How to check fit before you commit
A quick try-on can help, but a proper fit check is better. Pull the shorts on fully and make sure the fabric sits smooth across the seat and thighs. Then get into a riding position. Bend forward, lift your knees, and mimic a few pedal strokes.
Pay attention to three things. First, does the pad stay close without feeling forced? Second, do the leg grippers stay put without biting? Third, does anything pinch when you bend at the hips? If those three pass, you are probably close.
It is also worth remembering that quality cycling shorts often feel supportive straight away but improve slightly after a few rides as the fabric settles. They should not need a miracle break-in period. If they are clearly too tight or too loose on day one, that usually does not fix itself.
How tight should cycling shorts be for beginners?
For beginners, the safest answer is snug enough that nothing moves, but comfortable enough that you forget about them after a few minutes on the bike. You do not need race-level compression. You need stable support, a secure pad, and breathable comfort.
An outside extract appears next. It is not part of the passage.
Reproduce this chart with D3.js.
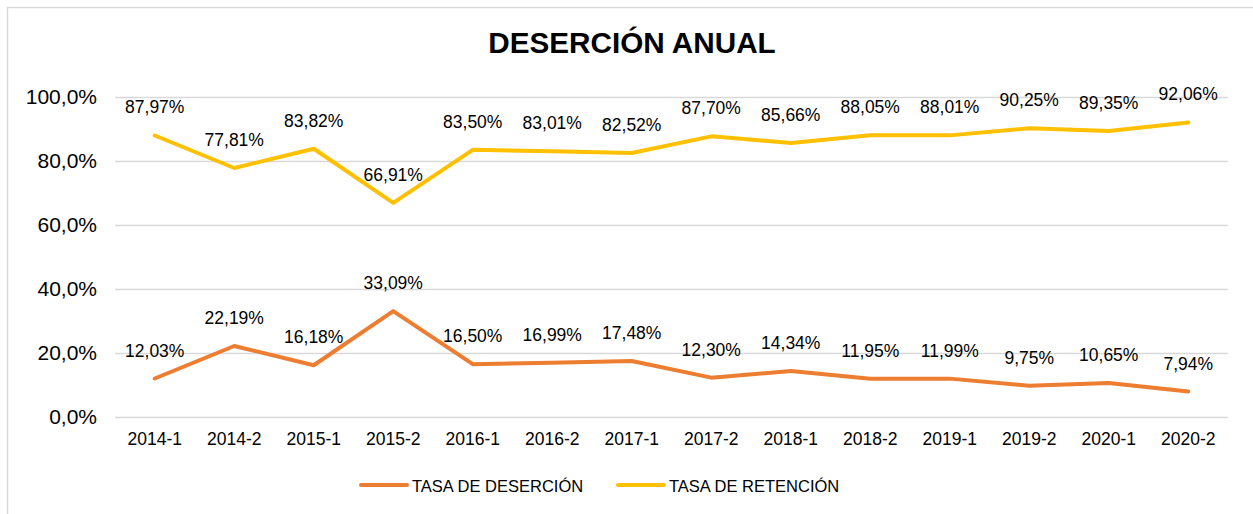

If you are between sizes, your build matters. Riders with broader thighs may need to pay more attention to leg gripper tension. Riders with longer torsos may find bib straps fit differently from one brand to another. This is where honest sizing and product design matter more than flashy marketing.
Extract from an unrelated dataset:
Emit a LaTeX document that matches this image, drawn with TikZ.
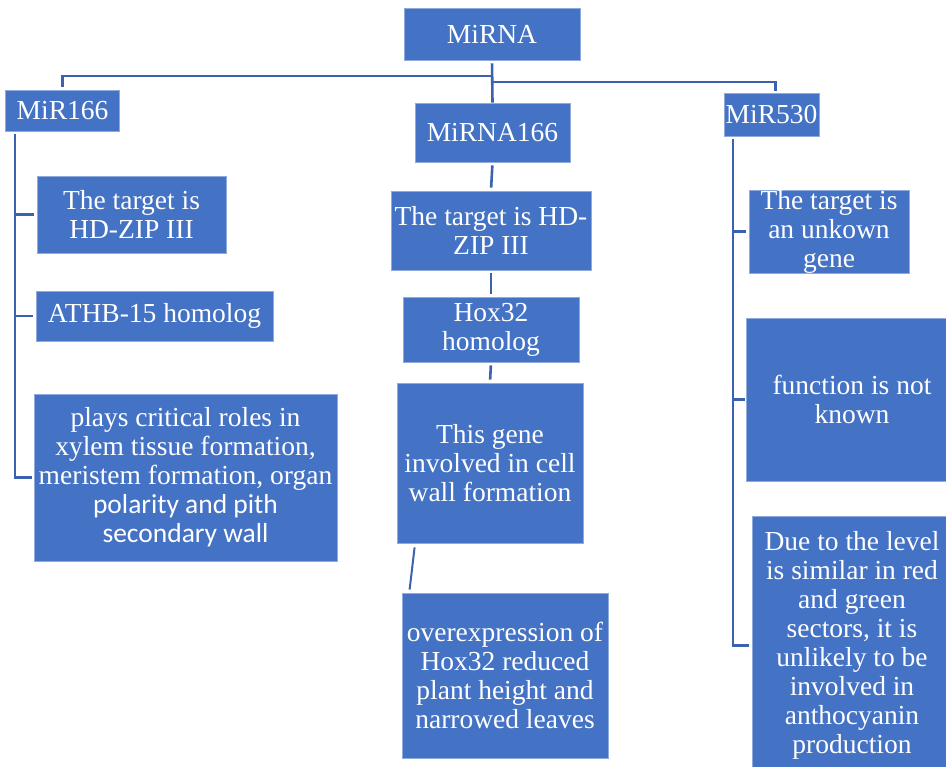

At Bizkut, we build around real riding conditions, which means fit has to work when the weather is warm, the roads are long, and the rider is trying to enjoy the session instead of fiddling with gear.
A good pair of cycling shorts should make your ride quieter. Less shifting, less rubbing, less thinking about your backside. If you put them on and spend the whole ride noticing them, they are telling you something. Listen early, adjust once, and your future self will be much happier in the saddle.